_Your goal_
Leave the pictures out, and retype all of the material exactly as written.
--- BEGIN Data provided ---
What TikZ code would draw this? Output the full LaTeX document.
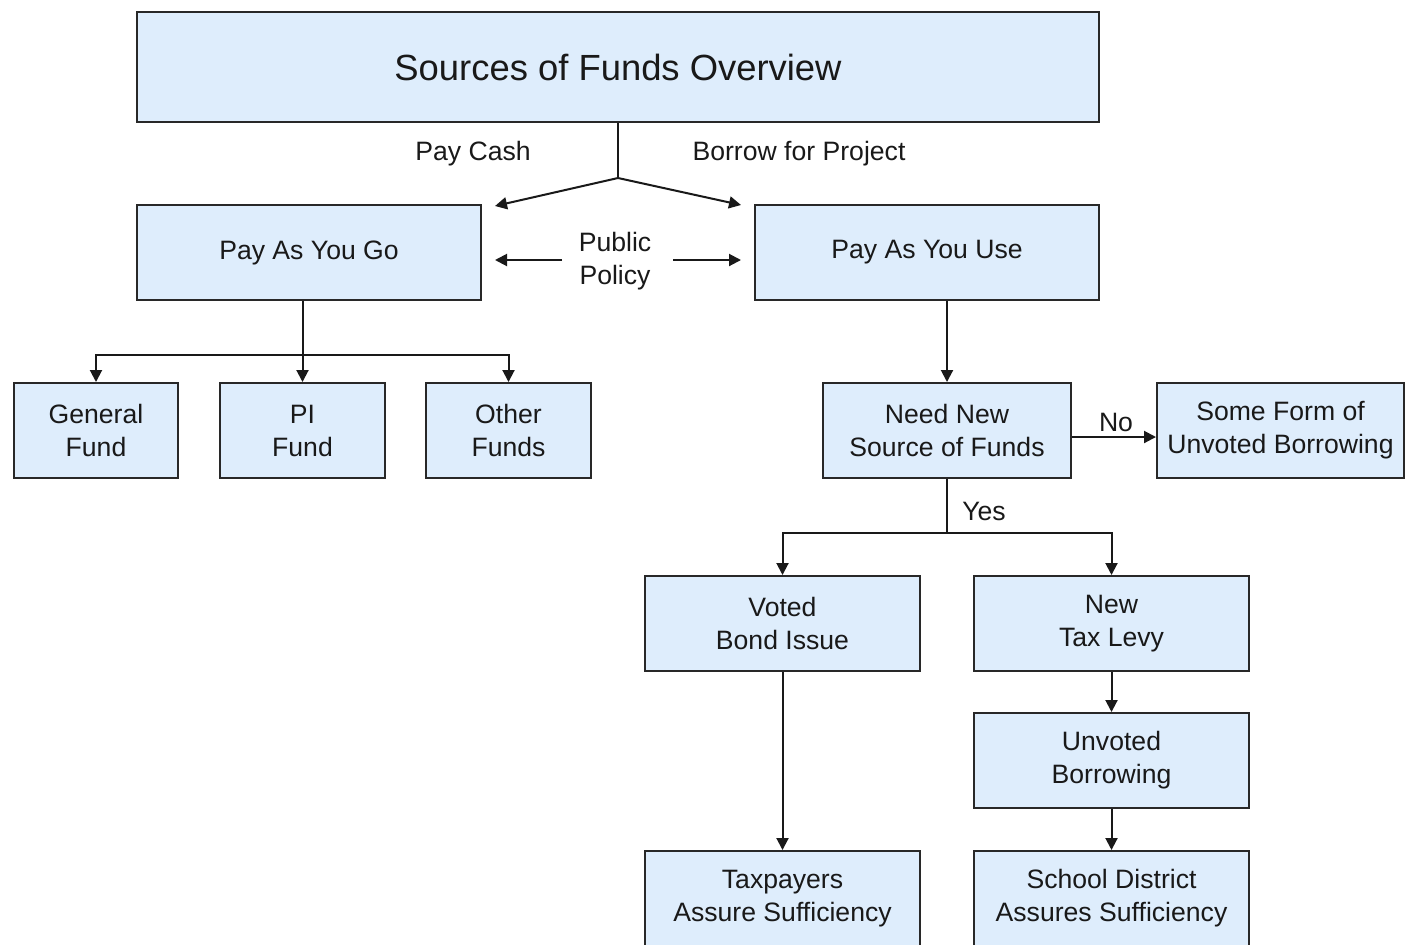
\documentclass[tikz,border=0pt]{standalone}
\usepackage{fontspec}
\setmainfont{Liberation Sans}
\usetikzlibrary{arrows.meta}
\definecolor{boxfill}{RGB}{222,237,252}
\definecolor{boxline}{RGB}{40,40,40}
\begin{document}
\begin{tikzpicture}[x=0.5pt,y=-0.5pt,
  box/.style={draw=boxline,fill=boxfill,line width=1pt,align=center,inner sep=0pt,
    font=\fontsize{13.3pt}{16.5pt}\selectfont,text=black!90},
  lbl/.style={align=center,inner sep=0pt,font=\fontsize{13.3pt}{16.5pt}\selectfont,text=black!90},
  conn/.style={draw=black!90,line width=1pt},
  arr/.style={conn,-{Triangle[length=6pt,width=6pt]}}]
\useasboundingbox (0,0) rectangle (1406,944);
\clip (0,0) rectangle (1406,944);
% boxes
\node[box,minimum width=481pt,minimum height=55pt,font=\fontsize{18.2pt}{22pt}\selectfont] (title) at (618,67) {Sources of Funds Overview};
\node[box,minimum width=172pt,minimum height=47.5pt] (pg) at (309,252.5) {Pay As You Go};
\node[box,minimum width=172pt,minimum height=47.5pt] (pu) at (927,252.5) {Pay As You Use};
\node[box,minimum width=82pt,minimum height=47.5pt] (gf) at (96,430.5) {General\\Fund};
\node[box,minimum width=82.5pt,minimum height=47.5pt] (pi) at (302.5,430.5) {PI\\Fund};
\node[box,minimum width=82.5pt,minimum height=47.5pt] (of) at (508.5,430.5) {Other\\Funds};
\node[box,minimum width=124pt,minimum height=47.5pt] (nn) at (947,430.5) {Need New\\Source of Funds};
\node[box,minimum width=123.5pt,minimum height=47.5pt] (sf) at (1280.5,430.5) {Some Form of\\Unvoted Borrowing};
\node[box,minimum width=137.5pt,minimum height=47.5pt] (vb) at (782.5,623.5) {Voted\\Bond Issue};
\node[box,minimum width=137.5pt,minimum height=47.5pt] (tl) at (1111.5,623.5) {New\\Tax Levy};
\node[box,minimum width=137.5pt,minimum height=47.5pt] (ub) at (1111.5,760.5) {Unvoted\\Borrowing};
\node[box,minimum width=137.5pt,minimum height=47.5pt] (tp) at (782.5,898.5) {Taxpayers\\Assure Sufficiency};
\node[box,minimum width=137.5pt,minimum height=47.5pt] (sd) at (1111.5,898.5) {School District\\Assures Sufficiency};
% labels
\node[lbl] (paycash) at (473,154) {Pay Cash};
\node[lbl] (borrow) at (799,154) {Borrow for Project};
\node[lbl] (pp) at (615,261) {Public\\Policy};
\node[lbl] (no) at (1116,422) {No};
\node[lbl] (yes) at (984,511) {Yes};
% coordinates
\coordinate (split) at (618,178);
\coordinate (pcend) at (495,206);
\coordinate (bpend) at (741,205);
\coordinate (ppl0) at (562,260);
\coordinate (ppl1) at (495,260);
\coordinate (ppr0) at (673,260);
\coordinate (ppr1) at (741,260);
\coordinate (pgbus) at (302.5,355);
\coordinate (nnbus) at (947,533);
% connectors
\draw[conn] (title.south) -- (split);
\draw[arr] (split) -- (pcend);
\draw[arr] (split) -- (bpend);
\draw[arr] (ppl0) -- (ppl1);
\draw[arr] (ppr0) -- (ppr1);
\draw[conn] (pg.south -| pi.north) -- (pgbus);
\draw[arr] (pgbus) -- (pi.north);
\draw[arr] (pgbus) -| (gf.north);
\draw[arr] (pgbus) -| (of.north);
\draw[arr] (pu.south -| nn.north) -- (nn.north);
\draw[arr] (nn.east |- 0,437) -- (sf.west |- 0,437);
\draw[conn] (nn.south) -- (nnbus);
\draw[arr] (nnbus) -| (vb.north);
\draw[arr] (nnbus) -| (tl.north);
\draw[arr] (vb.south) -- (tp.north);
\draw[arr] (tl.south) -- (ub.north);
\draw[arr] (ub.south) -- (sd.north);
\end{tikzpicture}
\end{document}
--- END Data provided ---
_Written solution_
What TikZ code would draw this? Output the full LaTeX document.
\documentclass[tikz,border=0pt]{standalone}
\usepackage{fontspec}
\setmainfont{Liberation Sans}
\usetikzlibrary{arrows.meta}
\definecolor{boxfill}{RGB}{222,237,252}
\definecolor{boxline}{RGB}{40,40,40}
\begin{document}
\begin{tikzpicture}[x=0.5pt,y=-0.5pt,
  box/.style={draw=boxline,fill=boxfill,line width=1pt,align=center,inner sep=0pt,
    font=\fontsize{13.3pt}{16.5pt}\selectfont,text=black!90},
  lbl/.style={align=center,inner sep=0pt,font=\fontsize{13.3pt}{16.5pt}\selectfont,text=black!90},
  conn/.style={draw=black!90,line width=1pt},
  arr/.style={conn,-{Triangle[length=6pt,width=6pt]}}]
\useasboundingbox (0,0) rectangle (1406,944);
\clip (0,0) rectangle (1406,944);
% boxes
\node[box,minimum width=481pt,minimum height=55pt,font=\fontsize{18.2pt}{22pt}\selectfont] (title) at (618,67) {Sources of Funds Overview};
\node[box,minimum width=172pt,minimum height=47.5pt] (pg) at (309,252.5) {Pay As You Go};
\node[box,minimum width=172pt,minimum height=47.5pt] (pu) at (927,252.5) {Pay As You Use};
\node[box,minimum width=82pt,minimum height=47.5pt] (gf) at (96,430.5) {General\\Fund};
\node[box,minimum width=82.5pt,minimum height=47.5pt] (pi) at (302.5,430.5) {PI\\Fund};
\node[box,minimum width=82.5pt,minimum height=47.5pt] (of) at (508.5,430.5) {Other\\Funds};
\node[box,minimum width=124pt,minimum height=47.5pt] (nn) at (947,430.5) {Need New\\Source of Funds};
\node[box,minimum width=123.5pt,minimum height=47.5pt] (sf) at (1280.5,430.5) {Some Form of\\Unvoted Borrowing};
\node[box,minimum width=137.5pt,minimum height=47.5pt] (vb) at (782.5,623.5) {Voted\\Bond Issue};
\node[box,minimum width=137.5pt,minimum height=47.5pt] (tl) at (1111.5,623.5) {New\\Tax Levy};
\node[box,minimum width=137.5pt,minimum height=47.5pt] (ub) at (1111.5,760.5) {Unvoted\\Borrowing};
\node[box,minimum width=137.5pt,minimum height=47.5pt] (tp) at (782.5,898.5) {Taxpayers\\Assure Sufficiency};
\node[box,minimum width=137.5pt,minimum height=47.5pt] (sd) at (1111.5,898.5) {School District\\Assures Sufficiency};
% labels
\node[lbl] (paycash) at (473,154) {Pay Cash};
\node[lbl] (borrow) at (799,154) {Borrow for Project};
\node[lbl] (pp) at (615,261) {Public\\Policy};
\node[lbl] (no) at (1116,422) {No};
\node[lbl] (yes) at (984,511) {Yes};
% coordinates
\coordinate (split) at (618,178);
\coordinate (pcend) at (495,206);
\coordinate (bpend) at (741,205);
\coordinate (ppl0) at (562,260);
\coordinate (ppl1) at (495,260);
\coordinate (ppr0) at (673,260);
\coordinate (ppr1) at (741,260);
\coordinate (pgbus) at (302.5,355);
\coordinate (nnbus) at (947,533);
% connectors
\draw[conn] (title.south) -- (split);
\draw[arr] (split) -- (pcend);
\draw[arr] (split) -- (bpend);
\draw[arr] (ppl0) -- (ppl1);
\draw[arr] (ppr0) -- (ppr1);
\draw[conn] (pg.south -| pi.north) -- (pgbus);
\draw[arr] (pgbus) -- (pi.north);
\draw[arr] (pgbus) -| (gf.north);
\draw[arr] (pgbus) -| (of.north);
\draw[arr] (pu.south -| nn.north) -- (nn.north);
\draw[arr] (nn.east |- 0,437) -- (sf.west |- 0,437);
\draw[conn] (nn.south) -- (nnbus);
\draw[arr] (nnbus) -| (vb.north);
\draw[arr] (nnbus) -| (tl.north);
\draw[arr] (vb.south) -- (tp.north);
\draw[arr] (tl.south) -- (ub.north);
\draw[arr] (ub.south) -- (sd.north);
\end{tikzpicture}
\end{document}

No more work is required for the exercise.